**PROBLEM DETAILS:** Copy out the listing that follows, exact in every word, and skip the images.

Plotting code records
- - -
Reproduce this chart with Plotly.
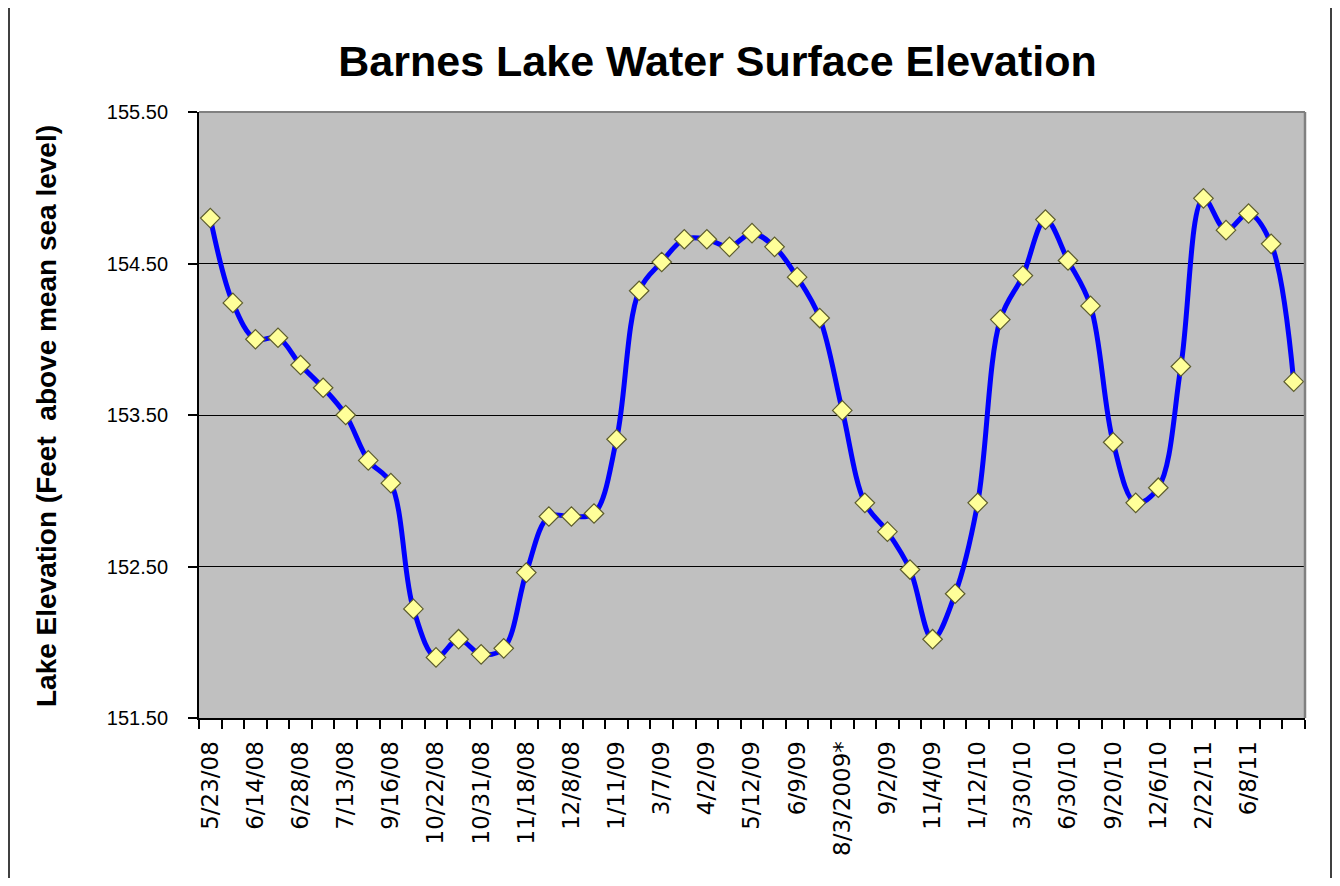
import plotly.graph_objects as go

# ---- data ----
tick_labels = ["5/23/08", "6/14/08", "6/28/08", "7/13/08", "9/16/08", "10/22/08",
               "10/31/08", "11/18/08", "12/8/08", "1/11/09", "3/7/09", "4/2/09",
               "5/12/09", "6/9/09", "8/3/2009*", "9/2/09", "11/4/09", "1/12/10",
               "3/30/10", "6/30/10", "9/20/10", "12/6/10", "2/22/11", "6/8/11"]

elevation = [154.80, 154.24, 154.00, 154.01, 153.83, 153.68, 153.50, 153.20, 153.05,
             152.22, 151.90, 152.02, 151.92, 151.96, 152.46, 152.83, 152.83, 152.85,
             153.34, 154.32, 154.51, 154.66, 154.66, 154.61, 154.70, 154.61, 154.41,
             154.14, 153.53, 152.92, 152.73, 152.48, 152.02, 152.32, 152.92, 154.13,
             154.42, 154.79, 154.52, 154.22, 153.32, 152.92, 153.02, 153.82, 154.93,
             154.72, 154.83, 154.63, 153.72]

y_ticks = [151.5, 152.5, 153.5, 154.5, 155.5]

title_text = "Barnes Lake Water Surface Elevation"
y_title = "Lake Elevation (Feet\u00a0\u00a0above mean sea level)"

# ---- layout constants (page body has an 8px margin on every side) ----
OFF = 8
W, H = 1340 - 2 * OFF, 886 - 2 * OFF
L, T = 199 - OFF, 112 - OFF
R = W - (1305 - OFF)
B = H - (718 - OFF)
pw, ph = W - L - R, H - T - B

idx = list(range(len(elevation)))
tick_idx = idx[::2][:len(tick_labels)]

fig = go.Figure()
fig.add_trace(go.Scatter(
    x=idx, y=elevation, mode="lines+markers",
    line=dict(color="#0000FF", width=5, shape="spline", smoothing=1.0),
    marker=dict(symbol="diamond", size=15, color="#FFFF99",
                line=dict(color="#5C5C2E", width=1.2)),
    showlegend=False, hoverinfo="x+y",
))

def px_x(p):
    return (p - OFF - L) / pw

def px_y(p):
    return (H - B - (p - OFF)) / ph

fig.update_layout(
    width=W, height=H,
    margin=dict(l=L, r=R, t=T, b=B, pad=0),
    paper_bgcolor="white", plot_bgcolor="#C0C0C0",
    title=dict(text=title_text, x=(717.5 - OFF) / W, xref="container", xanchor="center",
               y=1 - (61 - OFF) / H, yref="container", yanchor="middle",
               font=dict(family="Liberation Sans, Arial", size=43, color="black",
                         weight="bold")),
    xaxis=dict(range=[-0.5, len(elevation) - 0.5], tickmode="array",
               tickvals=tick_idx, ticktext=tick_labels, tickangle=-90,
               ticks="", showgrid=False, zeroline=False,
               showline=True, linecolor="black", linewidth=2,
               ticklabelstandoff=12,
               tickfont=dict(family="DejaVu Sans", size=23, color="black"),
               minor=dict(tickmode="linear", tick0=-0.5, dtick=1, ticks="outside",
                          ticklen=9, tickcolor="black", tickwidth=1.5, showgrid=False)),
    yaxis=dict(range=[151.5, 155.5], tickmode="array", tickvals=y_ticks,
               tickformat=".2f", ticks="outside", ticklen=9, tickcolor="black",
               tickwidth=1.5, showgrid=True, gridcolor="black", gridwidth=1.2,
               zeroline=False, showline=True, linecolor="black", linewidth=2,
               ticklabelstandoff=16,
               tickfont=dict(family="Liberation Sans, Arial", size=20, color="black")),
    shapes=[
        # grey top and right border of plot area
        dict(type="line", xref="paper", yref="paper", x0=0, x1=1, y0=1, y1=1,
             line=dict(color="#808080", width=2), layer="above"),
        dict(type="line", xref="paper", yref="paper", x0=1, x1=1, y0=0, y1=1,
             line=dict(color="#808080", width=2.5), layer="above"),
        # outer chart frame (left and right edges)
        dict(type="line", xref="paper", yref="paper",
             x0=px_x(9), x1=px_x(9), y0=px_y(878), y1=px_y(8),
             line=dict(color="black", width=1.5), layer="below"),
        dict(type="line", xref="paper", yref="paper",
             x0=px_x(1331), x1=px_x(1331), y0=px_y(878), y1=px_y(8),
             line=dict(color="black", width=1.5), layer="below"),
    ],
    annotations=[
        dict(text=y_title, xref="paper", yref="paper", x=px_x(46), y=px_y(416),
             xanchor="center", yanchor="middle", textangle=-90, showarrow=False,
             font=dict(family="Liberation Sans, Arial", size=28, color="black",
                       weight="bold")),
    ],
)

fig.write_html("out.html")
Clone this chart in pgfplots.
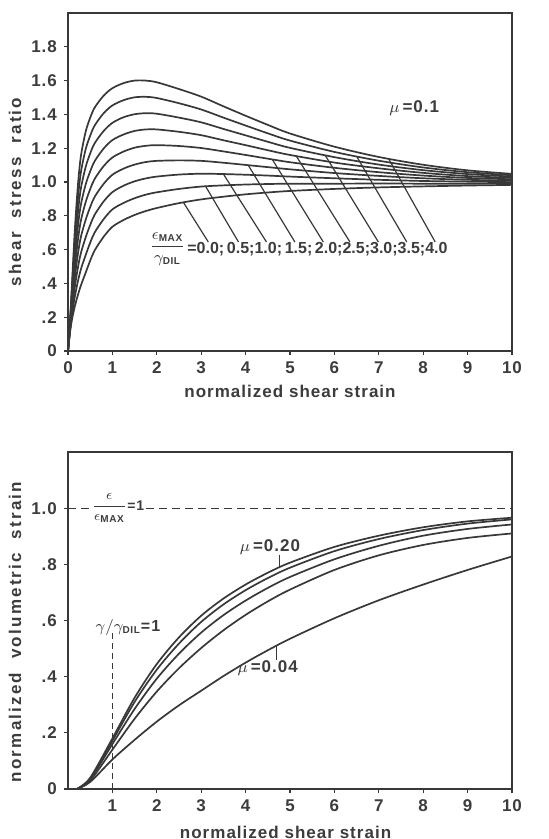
- - -
**THE SOLUTION:**
Reproduce this chart with Plotly.
import plotly.graph_objects as go

# ---- data ----
tick_labels = ["5/23/08", "6/14/08", "6/28/08", "7/13/08", "9/16/08", "10/22/08",
               "10/31/08", "11/18/08", "12/8/08", "1/11/09", "3/7/09", "4/2/09",
               "5/12/09", "6/9/09", "8/3/2009*", "9/2/09", "11/4/09", "1/12/10",
               "3/30/10", "6/30/10", "9/20/10", "12/6/10", "2/22/11", "6/8/11"]

elevation = [154.80, 154.24, 154.00, 154.01, 153.83, 153.68, 153.50, 153.20, 153.05,
             152.22, 151.90, 152.02, 151.92, 151.96, 152.46, 152.83, 152.83, 152.85,
             153.34, 154.32, 154.51, 154.66, 154.66, 154.61, 154.70, 154.61, 154.41,
             154.14, 153.53, 152.92, 152.73, 152.48, 152.02, 152.32, 152.92, 154.13,
             154.42, 154.79, 154.52, 154.22, 153.32, 152.92, 153.02, 153.82, 154.93,
             154.72, 154.83, 154.63, 153.72]

y_ticks = [151.5, 152.5, 153.5, 154.5, 155.5]

title_text = "Barnes Lake Water Surface Elevation"
y_title = "Lake Elevation (Feet\u00a0\u00a0above mean sea level)"

# ---- layout constants (page body has an 8px margin on every side) ----
OFF = 8
W, H = 1340 - 2 * OFF, 886 - 2 * OFF
L, T = 199 - OFF, 112 - OFF
R = W - (1305 - OFF)
B = H - (718 - OFF)
pw, ph = W - L - R, H - T - B

idx = list(range(len(elevation)))
tick_idx = idx[::2][:len(tick_labels)]

fig = go.Figure()
fig.add_trace(go.Scatter(
    x=idx, y=elevation, mode="lines+markers",
    line=dict(color="#0000FF", width=5, shape="spline", smoothing=1.0),
    marker=dict(symbol="diamond", size=15, color="#FFFF99",
                line=dict(color="#5C5C2E", width=1.2)),
    showlegend=False, hoverinfo="x+y",
))

def px_x(p):
    return (p - OFF - L) / pw

def px_y(p):
    return (H - B - (p - OFF)) / ph

fig.update_layout(
    width=W, height=H,
    margin=dict(l=L, r=R, t=T, b=B, pad=0),
    paper_bgcolor="white", plot_bgcolor="#C0C0C0",
    title=dict(text=title_text, x=(717.5 - OFF) / W, xref="container", xanchor="center",
               y=1 - (61 - OFF) / H, yref="container", yanchor="middle",
               font=dict(family="Liberation Sans, Arial", size=43, color="black",
                         weight="bold")),
    xaxis=dict(range=[-0.5, len(elevation) - 0.5], tickmode="array",
               tickvals=tick_idx, ticktext=tick_labels, tickangle=-90,
               ticks="", showgrid=False, zeroline=False,
               showline=True, linecolor="black", linewidth=2,
               ticklabelstandoff=12,
               tickfont=dict(family="DejaVu Sans", size=23, color="black"),
               minor=dict(tickmode="linear", tick0=-0.5, dtick=1, ticks="outside",
                          ticklen=9, tickcolor="black", tickwidth=1.5, showgrid=False)),
    yaxis=dict(range=[151.5, 155.5], tickmode="array", tickvals=y_ticks,
               tickformat=".2f", ticks="outside", ticklen=9, tickcolor="black",
               tickwidth=1.5, showgrid=True, gridcolor="black", gridwidth=1.2,
               zeroline=False, showline=True, linecolor="black", linewidth=2,
               ticklabelstandoff=16,
               tickfont=dict(family="Liberation Sans, Arial", size=20, color="black")),
    shapes=[
        # grey top and right border of plot area
        dict(type="line", xref="paper", yref="paper", x0=0, x1=1, y0=1, y1=1,
             line=dict(color="#808080", width=2), layer="above"),
        dict(type="line", xref="paper", yref="paper", x0=1, x1=1, y0=0, y1=1,
             line=dict(color="#808080", width=2.5), layer="above"),
        # outer chart frame (left and right edges)
        dict(type="line", xref="paper", yref="paper",
             x0=px_x(9), x1=px_x(9), y0=px_y(878), y1=px_y(8),
             line=dict(color="black", width=1.5), layer="below"),
        dict(type="line", xref="paper", yref="paper",
             x0=px_x(1331), x1=px_x(1331), y0=px_y(878), y1=px_y(8),
             line=dict(color="black", width=1.5), layer="below"),
    ],
    annotations=[
        dict(text=y_title, xref="paper", yref="paper", x=px_x(46), y=px_y(416),
             xanchor="center", yanchor="middle", textangle=-90, showarrow=False,
             font=dict(family="Liberation Sans, Arial", size=28, color="black",
                       weight="bold")),
    ],
)

fig.write_html("out.html")
Clone this chart in pgfplots.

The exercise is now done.